Ruth Bolton, M.D.
Emergency Medicine, Urgent Care
All health care professionals want to provide you with the best possible health care in a convenient and timely fashion. That’s why care is offered in a variety of settings. But how do you know what type of care to seek?
There are some situations that can’t wait, including life or limb-threatening injuries, shortness of breath, difficulty breathing, signs of stroke (sudden numbness, slurred speech, severe headache, weakness on one side of the face or loss of consciousness) or signs of a heart attack (chest pain, pain in the left arm or jaw, sudden weakness or dizziness).

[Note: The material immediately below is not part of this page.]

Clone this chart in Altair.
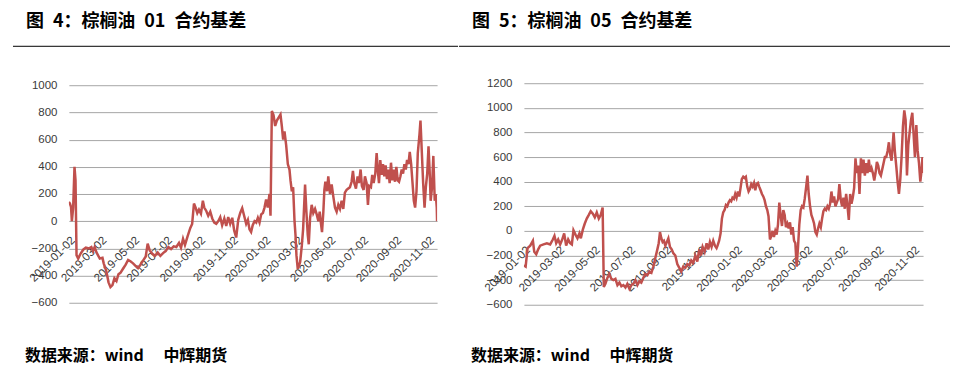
import altair as alt
import pandas as pd

START = "2019-01-02"
END = "2020-11-19"

label_dates = ["2019-01-02", "2019-03-02", "2019-05-02", "2019-07-02", "2019-09-02", "2019-11-02",
               "2020-01-02", "2020-03-02", "2020-05-02", "2020-07-02", "2020-09-02", "2020-11-02"]

y_ticks_01 = [-600, -400, -200, 0, 200, 400, 600, 800, 1000]
y_ticks_05 = [-600, -400, -200, 0, 200, 400, 600, 800, 1000, 1200]

# days after 2019-01-02
days_01 = [0, 2, 4, 5.6, 8, 10.5, 12.4, 14.3, 17.4, 21.7,
           26.7, 31.7, 37.9, 42, 45, 48, 51.5, 57.7, 62.7, 65,
           70, 74, 77.6, 81.3, 85, 88.8, 92.5, 96.2, 101, 106,
           110.5, 114.8, 119.8, 124.8, 129, 133.5, 138.4, 143.4, 147, 150.8,
           155.8, 160.8, 165.7, 170.7, 175.7, 180.6, 185.6, 190.6, 195.5, 200.5,
           205.5, 209.2, 213, 216.6, 221.6, 226.6, 230, 233.4, 236.5, 239.6,
           242.7, 246.4, 250, 252.6, 256.4, 260, 263.8, 267.5, 271.3, 275,
           278.7, 282.4, 286, 290, 293.6, 297.3, 301, 304.8, 308.5, 312.2,
           316, 319.7, 323.4, 327, 330.8, 334, 337, 340, 343, 346.4,
           349.5, 352.6, 355.7, 358.8, 362, 365, 368, 371, 374.3, 376.2,
           378.7, 381.8, 384.9, 388, 391, 394.8, 397.3, 399.8, 402.3, 405.4,
           408.5, 411.6, 413.5, 416, 418.4, 421, 422.8, 424.6, 427, 429,
           431.5, 434.6, 437, 440.7, 443, 445.7, 447.6, 450, 453, 456,
           459.3, 462.4, 465.5, 468, 470.4, 472.3, 474.8, 476.7, 478.6, 481.7,
           484, 487.2, 490.3, 493.4, 496.5, 499.6, 502.7, 505.8, 508.9, 512,
           515, 518.2, 521.3, 524.4, 527.5, 530, 532.5, 535.6, 538.7, 541.2,
           544.3, 546.7, 549.9, 552.4, 555.5, 558, 560.4, 563.6, 566, 568.6,
           571.7, 574.2, 576.7, 578.6, 581, 583.6, 586, 588.5, 591, 593.5,
           596, 598.5, 601, 603.5, 606, 608.5, 611, 613.6, 616, 618.6,
           621, 623.5, 626, 628.6, 631, 633.6, 636, 638.6, 641, 643.6,
           646, 648.6, 651, 654.2, 656, 658.6, 661, 663.6, 666, 668.6,
           671, 673, 675, 677.6, 680, 682.6, 684.5, 686.4, 687]
basis_01 = [142, 130, 105, 0, 100, 400, 300, -250, -275, -240,
            -210, -195, -200, -190, -220, -190, -230, -275, -270, -310,
            -370, -450, -485, -470, -420, -440, -390, -380, -350, -320,
            -285, -295, -310, -330, -345, -320, -290, -260, -165, -215,
            -240, -255, -230, -255, -235, -220, -190, -205, -185, -190,
            -160, -195, -130, -175, -110, -50, -20, 130, 100, 60,
            85, 55, 150, 100, 75, 40, 70, 20, -10, -20,
            0, 30, -30, 20, -35, 30, -20, 25, -70, -120,
            10, 60, 95, 40, -20, 10, -60, -80, -30, 0,
            -10, 25, -10, 50, 60, 100, 160, 100, 200, 40,
            810, 780, 700, 740, 760, 785, 700, 600, 660, 560,
            420, 380, 300, 220, 250, 0, -100, -250, -350, -330,
            -300, -180, -60, 270, 80, -100, -170, 20, 120, 60,
            90, 50, 0, 70, -20, -80, 70, 230, 290, 220,
            330, 200, 270, 180, 100, 70, 120, 90, 150, 90,
            210, 230, 240, 250, 290, 370, 280, 240, 330, 280,
            380, 260, 230, 330, 280, 120, 260, 250, 340, 280,
            350, 500, 360, 280, 450, 340, 420, 330, 410, 310,
            380, 280, 430, 300, 380, 290, 400, 300, 290, 330,
            380, 350, 420, 380, 450, 420, 510, 420, 290, 150,
            100, 220, 500, 640, 740, 500, 280, 100, 250, 350,
            550, 380, 150, 250, 480, 150, 200, 100, 0]

days_05 = [0, 3, 6.3, 10.9, 15.5, 17.8, 21.2, 24.6, 28, 33.8,
           39.5, 45.2, 49.8, 52.6, 55.6, 59, 62.4, 65.9, 69.3, 72.7,
           76.2, 79.6, 82.5, 85.3, 88.8, 92.2, 95.6, 98, 101.4, 104.8,
           108.2, 111.7, 115, 118.6, 122, 125.4, 128.9, 132.3, 135.5, 137.5,
           140.3, 143.8, 147.2, 150.6, 154, 157.5, 161, 164.4, 167.8, 171.2,
           174.7, 178, 181.6, 185, 188.4, 191.9, 195.3, 198.7, 202, 205.6,
           209, 212.5, 216, 219.4, 222.8, 226.2, 229.7, 232, 234.2, 236.5,
           238.8, 241, 243.4, 248.6, 251.4, 254.3, 257, 260.6, 264, 267.5,
           271, 274.3, 277.8, 281.2, 284.6, 288, 291.5, 295, 298.4, 301.8,
           304.7, 307.6, 311, 314.4, 317.3, 320.2, 323, 325.9, 328.8, 331.6,
           333.3, 336, 338.5, 340.8, 343, 345.4, 347.7, 350, 352.2, 354.5,
           356.8, 359, 361.4, 363.7, 366, 368.3, 370.6, 372.9, 375, 377.5,
           379.8, 382, 384.4, 386.7, 389, 391.3, 393.6, 396, 398.2, 400.5,
           402.8, 405, 407.4, 409.7, 412, 414.3, 416.6, 418.9, 421, 423.5,
           425.8, 428, 430.3, 432.7, 435, 437.3, 439.6, 442, 444.2, 446.5,
           448.8, 451, 453.4, 455.7, 458, 460.3, 462.6, 465, 467.2, 469.5,
           471.8, 474, 476.4, 478.7, 481, 483.3, 485.6, 488, 490.2, 492.5,
           494.8, 497, 499.4, 501.7, 504, 506.3, 508.6, 511, 513.2, 515.5,
           517.8, 520, 522.4, 524.7, 527, 529.3, 531.6, 533.9, 536.2, 538.5,
           540.8, 543, 545.4, 547.7, 550, 552.3, 554.6, 557, 559.2, 561.5,
           563.8, 566, 568.4, 570.7, 573, 575.3, 577.6, 580, 582.2, 584.5,
           586.8, 589, 591.4, 593.7, 596, 598.3, 600.6, 603, 605.2, 607.5,
           609.8, 612, 614.4, 616.7, 619, 621.3, 623.6, 626, 628.2, 630.5,
           632.8, 636.3, 638.6, 641, 643.2, 645.5, 647.8, 650, 652.4, 654.7,
           657, 659.3, 661.6, 663.9, 666.2, 668.5, 670.8, 673, 675.4, 677.7,
           680, 682.3, 684.6, 686, 687]
basis_05 = [-280, -290, -140, -120, -80, -170, -190, -150, -120, -110,
            -100, -110, -70, -40, -100, -70, -110, -70, -20, -120,
            -70, -100, -110, 5, -30, -60, -20, -60, 10, 60,
            100, 130, 160, 140, 110, 150, 100, 130, 190, -455,
            -430, -380, -350, -390, -400, -390, -440, -420, -450, -440,
            -460, -430, -470, -440, -430, -400, -440, -410, -420, -380,
            -350, -360, -330, -340, -290, -220, -150, -100, -10, -60,
            -90, -80, -120, -60, -130, -150, -180, -200, -270, -300,
            -330, -290, -300, -270, -280, -240, -260, -200, -250, -150,
            -200, -130, -170, -100, -150, -90, -130, -80, -120, -140,
            -120, -80, -20, 100, 150, 170, 210, 200, 230, 250,
            240, 270, 260, 300, 270, 320, 280, 350, 420, 440,
            430, 440, 360, 320, 340, 380, 360, 390, 330, 380,
            390, 360, 330, 300, 280, 250, 200, 170, 120, -70,
            -40, 0, -50, 0, -30, 50, 230, 120, 40, 170,
            130, 30, 60, 20, 70, -30, 30, -80, -100, -290,
            -130, 50, 170, 200, 190, 260, 350, 450, 300, 200,
            130, 100, 60, -10, -30, 20, 60, 30, 100, 160,
            180, 170, 200, 180, 220, 320, 230, 280, 200, 230,
            260, 380, 250, 200, 270, 180, 300, 200, 90, 300,
            220, 270, 350, 590, 470, 530, 300, 590, 470, 580,
            450, 550, 470, 580, 480, 510, 470, 410, 470, 560,
            530, 470, 450, 500, 550, 600, 600, 650, 720, 620,
            570, 800, 640, 520, 400, 300, 420, 600, 850, 980,
            900, 450, 700, 800, 900, 960, 780, 600, 860, 650,
            550, 400, 500, 600, 470]

titles = ["图\u20024：棕榈油\u200201\u2002合约基差", "图\u20025：棕榈油\u200205\u2002合约基差"]
footer = "数据来源：wind\u3000 中辉期货"

LINE_COLOR = "#C0504D"
GRID_COLOR = "#a6a6a6"
LABEL_COLOR = "#3a3a3a"
CJK = "Noto Sans CJK SC"


def dt(s):
    y, m, d = map(int, s.split("-"))
    return alt.DateTime(year=y, month=m, date=d)


def one():
    return alt.Chart(pd.DataFrame({"a": [0]}))


def panel(days, vals, yticks, ydomain, w, h, zero_up, title, dx_title, rule_x, dx_footer, anchor=False):
    df = pd.DataFrame({
        "date": pd.Timestamp(START) + pd.to_timedelta(days, unit="D"),
        "basis": vals,
    })
    line = alt.Chart(df).mark_line(color=LINE_COLOR, strokeWidth=2.5, clip=True).encode(
        x=alt.X("date:T",
                scale=alt.Scale(domain=[dt(START), dt(END)]),
                axis=alt.Axis(values=[dt(s) for s in label_dates], format="%Y-%m-%d",
                              labelAngle=-45, grid=False, ticks=False, domain=False,
                              offset=-zero_up, labelPadding=13, labelFontSize=11.5,
                              labelFont="Liberation Sans", labelColor=LABEL_COLOR,
                              labelOverlap=False, labelFlush=False, labelBound=False,
                              title=None)),
        y=alt.Y("basis:Q",
                scale=alt.Scale(domain=ydomain, nice=False, zero=False),
                axis=alt.Axis(values=yticks, grid=True, gridColor=GRID_COLOR, gridWidth=1,
                              ticks=False, domain=False, labelPadding=12, labelFontSize=11.5,
                              labelFont="Liberation Sans", labelColor=LABEL_COLOR,
                              format="d", title=None)),
    )
    ttl = one().mark_text(align="left", baseline="middle", font=CJK, fontSize=18,
                          fontWeight="bold", color="#000000").encode(
        x=alt.value(dx_title), y=alt.value(-61), text=alt.value(title))
    rule = one().mark_rule(color="#000000", strokeWidth=1).encode(
        x=alt.value(rule_x[0]), x2=alt.value(rule_x[1]), y=alt.value(-37))
    foot = one().mark_text(align="left", baseline="middle", font=CJK, fontSize=16,
                           fontWeight="bold", color="#000000").encode(
        x=alt.value(dx_footer), y=alt.value(273), text=alt.value(footer))
    layers = [line, ttl, rule, foot]
    if anchor:
        layers.append(one().mark_rule(opacity=0).encode(
            x=alt.value(-61), x2=alt.value(-55), y=alt.value(-75)))
    return alt.layer(*layers).properties(width=w, height=h)


left = panel(days_01, basis_01, y_ticks_01, [-600, 1014.7], 369, 220, 81.75,
             titles[0], -43, (-56, 390), -44, anchor=True)
right = panel(days_05, basis_05, y_ticks_05, [-600, 1200], 400, 222, 74,
              titles[1], -52, (-65, 427), -53)

chart = alt.hconcat(left, right, spacing=87, bounds="flush").properties(
    padding=0, background="white"
).configure_view(stroke=None)

chart.save("out.html", embed_options={"renderer": "svg", "actions": False})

Don’t drive yourself to the Emergency Department for these symptoms; call 911 right away!
The name says it all. If it’s an emergency, then you should come to the Emergency Department (ED). An emergency is when a condition arises that you deem severe, oftentimes a life or death situation. Good examples are heart attack symptoms, stroke or a compound fracture — a bone break that protrudes through the skin.

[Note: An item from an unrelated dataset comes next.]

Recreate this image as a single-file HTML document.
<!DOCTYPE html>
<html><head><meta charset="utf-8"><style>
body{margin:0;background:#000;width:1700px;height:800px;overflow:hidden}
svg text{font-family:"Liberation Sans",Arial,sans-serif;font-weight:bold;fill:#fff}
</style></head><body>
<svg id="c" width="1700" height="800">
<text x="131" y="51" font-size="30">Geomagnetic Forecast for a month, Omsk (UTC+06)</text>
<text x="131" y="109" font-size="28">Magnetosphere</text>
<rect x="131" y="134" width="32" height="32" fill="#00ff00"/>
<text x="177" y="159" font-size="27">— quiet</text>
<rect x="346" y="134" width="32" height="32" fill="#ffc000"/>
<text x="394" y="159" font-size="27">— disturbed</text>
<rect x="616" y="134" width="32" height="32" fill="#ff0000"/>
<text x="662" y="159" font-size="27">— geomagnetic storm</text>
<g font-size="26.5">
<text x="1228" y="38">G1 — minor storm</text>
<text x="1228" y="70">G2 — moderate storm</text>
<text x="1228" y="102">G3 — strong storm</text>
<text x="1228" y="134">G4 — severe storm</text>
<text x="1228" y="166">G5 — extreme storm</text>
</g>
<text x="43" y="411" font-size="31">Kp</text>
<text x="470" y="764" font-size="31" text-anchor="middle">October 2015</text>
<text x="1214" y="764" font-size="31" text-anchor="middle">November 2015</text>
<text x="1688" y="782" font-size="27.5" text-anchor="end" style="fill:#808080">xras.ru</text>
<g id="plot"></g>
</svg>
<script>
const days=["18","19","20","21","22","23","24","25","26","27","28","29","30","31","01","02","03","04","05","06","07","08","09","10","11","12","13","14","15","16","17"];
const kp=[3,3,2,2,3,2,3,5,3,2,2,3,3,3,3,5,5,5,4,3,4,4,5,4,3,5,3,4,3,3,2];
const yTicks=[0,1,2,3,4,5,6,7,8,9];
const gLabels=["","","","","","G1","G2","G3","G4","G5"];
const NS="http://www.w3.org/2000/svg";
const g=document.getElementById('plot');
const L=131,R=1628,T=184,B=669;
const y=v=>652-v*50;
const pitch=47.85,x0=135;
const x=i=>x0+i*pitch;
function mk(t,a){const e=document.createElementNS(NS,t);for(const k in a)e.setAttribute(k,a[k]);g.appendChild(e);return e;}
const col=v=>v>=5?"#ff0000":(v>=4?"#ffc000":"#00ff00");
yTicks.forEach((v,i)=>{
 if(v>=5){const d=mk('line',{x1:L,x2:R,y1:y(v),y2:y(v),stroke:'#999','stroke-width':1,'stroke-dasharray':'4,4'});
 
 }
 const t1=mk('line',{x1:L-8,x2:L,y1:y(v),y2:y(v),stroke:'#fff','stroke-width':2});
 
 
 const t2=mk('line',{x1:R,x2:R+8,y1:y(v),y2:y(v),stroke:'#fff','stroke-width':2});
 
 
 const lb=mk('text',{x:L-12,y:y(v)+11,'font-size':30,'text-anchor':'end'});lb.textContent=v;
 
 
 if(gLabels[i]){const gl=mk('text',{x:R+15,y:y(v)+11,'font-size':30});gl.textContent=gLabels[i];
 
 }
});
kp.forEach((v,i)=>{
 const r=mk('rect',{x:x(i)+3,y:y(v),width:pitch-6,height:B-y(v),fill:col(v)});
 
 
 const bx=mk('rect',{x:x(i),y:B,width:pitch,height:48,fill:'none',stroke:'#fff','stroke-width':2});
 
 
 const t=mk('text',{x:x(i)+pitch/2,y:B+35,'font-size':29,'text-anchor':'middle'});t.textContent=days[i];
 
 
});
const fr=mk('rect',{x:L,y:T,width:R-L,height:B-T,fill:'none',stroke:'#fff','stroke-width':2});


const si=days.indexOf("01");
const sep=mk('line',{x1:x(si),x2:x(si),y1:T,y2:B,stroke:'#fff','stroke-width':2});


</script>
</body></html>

The ED is set up with the resources needed to effectively diagnose and treat life or death situations. Choose the ED if you have immediate worries about your health.

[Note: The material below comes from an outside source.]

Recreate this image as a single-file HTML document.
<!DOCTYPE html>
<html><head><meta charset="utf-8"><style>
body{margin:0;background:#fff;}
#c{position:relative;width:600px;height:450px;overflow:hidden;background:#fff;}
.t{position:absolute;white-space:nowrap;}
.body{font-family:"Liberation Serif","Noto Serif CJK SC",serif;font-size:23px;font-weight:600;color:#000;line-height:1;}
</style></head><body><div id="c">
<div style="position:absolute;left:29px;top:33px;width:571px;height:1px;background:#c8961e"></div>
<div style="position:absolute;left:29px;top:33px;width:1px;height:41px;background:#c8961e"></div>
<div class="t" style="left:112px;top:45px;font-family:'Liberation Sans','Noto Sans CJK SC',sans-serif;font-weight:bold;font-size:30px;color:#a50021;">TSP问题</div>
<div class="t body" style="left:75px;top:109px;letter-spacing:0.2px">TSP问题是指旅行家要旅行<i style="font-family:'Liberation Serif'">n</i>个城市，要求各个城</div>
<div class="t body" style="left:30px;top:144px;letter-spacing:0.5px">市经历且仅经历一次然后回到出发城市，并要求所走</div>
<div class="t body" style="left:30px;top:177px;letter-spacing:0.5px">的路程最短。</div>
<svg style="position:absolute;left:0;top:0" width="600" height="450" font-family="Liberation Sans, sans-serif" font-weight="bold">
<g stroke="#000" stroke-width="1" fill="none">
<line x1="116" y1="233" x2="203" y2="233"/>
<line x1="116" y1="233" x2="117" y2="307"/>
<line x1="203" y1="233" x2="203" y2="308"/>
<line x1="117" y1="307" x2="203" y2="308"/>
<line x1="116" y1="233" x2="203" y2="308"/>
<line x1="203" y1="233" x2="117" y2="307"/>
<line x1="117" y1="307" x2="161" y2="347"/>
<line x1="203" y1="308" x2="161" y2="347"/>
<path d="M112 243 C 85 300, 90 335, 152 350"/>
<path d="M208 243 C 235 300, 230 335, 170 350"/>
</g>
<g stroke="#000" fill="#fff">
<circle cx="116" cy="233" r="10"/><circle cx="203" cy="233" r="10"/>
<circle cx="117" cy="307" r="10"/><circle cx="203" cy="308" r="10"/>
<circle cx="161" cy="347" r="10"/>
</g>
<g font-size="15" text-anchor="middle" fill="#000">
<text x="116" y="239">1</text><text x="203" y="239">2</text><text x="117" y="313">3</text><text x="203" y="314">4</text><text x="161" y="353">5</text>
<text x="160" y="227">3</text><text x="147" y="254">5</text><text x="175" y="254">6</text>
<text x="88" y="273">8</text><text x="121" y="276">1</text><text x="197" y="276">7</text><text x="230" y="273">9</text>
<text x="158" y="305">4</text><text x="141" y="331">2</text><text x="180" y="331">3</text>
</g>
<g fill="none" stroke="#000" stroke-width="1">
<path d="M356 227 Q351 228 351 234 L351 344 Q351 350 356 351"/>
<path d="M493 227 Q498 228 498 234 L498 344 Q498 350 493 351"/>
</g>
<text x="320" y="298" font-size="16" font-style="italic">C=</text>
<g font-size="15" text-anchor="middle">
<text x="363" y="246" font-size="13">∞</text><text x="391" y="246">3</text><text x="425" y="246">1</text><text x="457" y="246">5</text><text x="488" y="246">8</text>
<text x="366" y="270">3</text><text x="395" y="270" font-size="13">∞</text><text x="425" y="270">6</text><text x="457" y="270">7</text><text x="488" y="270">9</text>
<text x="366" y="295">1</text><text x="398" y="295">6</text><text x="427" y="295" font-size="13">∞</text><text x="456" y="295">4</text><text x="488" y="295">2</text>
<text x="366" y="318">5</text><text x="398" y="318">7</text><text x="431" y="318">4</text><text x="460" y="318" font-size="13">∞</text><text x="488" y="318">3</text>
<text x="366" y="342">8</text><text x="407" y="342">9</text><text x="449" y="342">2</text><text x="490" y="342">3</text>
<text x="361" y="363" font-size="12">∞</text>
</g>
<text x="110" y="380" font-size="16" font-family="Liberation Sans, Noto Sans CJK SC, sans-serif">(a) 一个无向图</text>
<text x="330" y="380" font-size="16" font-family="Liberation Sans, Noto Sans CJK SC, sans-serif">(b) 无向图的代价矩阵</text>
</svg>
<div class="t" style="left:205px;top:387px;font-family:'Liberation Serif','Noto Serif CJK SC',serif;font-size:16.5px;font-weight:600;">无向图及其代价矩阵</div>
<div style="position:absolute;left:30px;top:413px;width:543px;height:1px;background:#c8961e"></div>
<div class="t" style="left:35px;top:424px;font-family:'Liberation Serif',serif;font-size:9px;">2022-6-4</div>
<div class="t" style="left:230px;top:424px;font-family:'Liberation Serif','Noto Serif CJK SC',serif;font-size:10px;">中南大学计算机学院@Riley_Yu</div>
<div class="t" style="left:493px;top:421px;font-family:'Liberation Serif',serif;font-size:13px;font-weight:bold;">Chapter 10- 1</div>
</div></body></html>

The ED provides care for people of all ages.
Your primary care provider is who you should call to schedule checkups and other non-urgent medical appointments. Remember that your primary care provider knows you, your medical history and what medications you are on, providing continuity of care for you and your family.
If, from a medical standpoint, you feel like your ailment can’t wait until tomorrow, Urgent Care is the place to go. Specializing in the treatment of minor illness and injury, Urgent Care providers commonly diagnose and treat colds and coughs, ear infections, minor burns and cuts, rashes and other non-life threatening conditions.
Think of Urgent Care as the middle-ground between your primary care provider and the ED. But don’t use Urgent Care simply for convenience — make sure your need is urgent in nature.
Urgent Care typically treats patients age six months and older.
This is the newest and most convenient care option available. Express Care is a clinic that treats minor medical conditions, with no appointment needed. Physician assistants and nurse practitioners assist with minor illnesses, such as treatment of cold and flu symptoms, strep throat and minor skin conditions. Express Care providers can prescribe medications. In an effort to create efficient, timely, cost-effective care for minor ailments, patients can stop by the Express Care Clinic and be seen immediately if an appointment is available, or sign up for an open appointment in the next hour and return at that time.
Express Care typically treats patients ages 18 months to 75 years.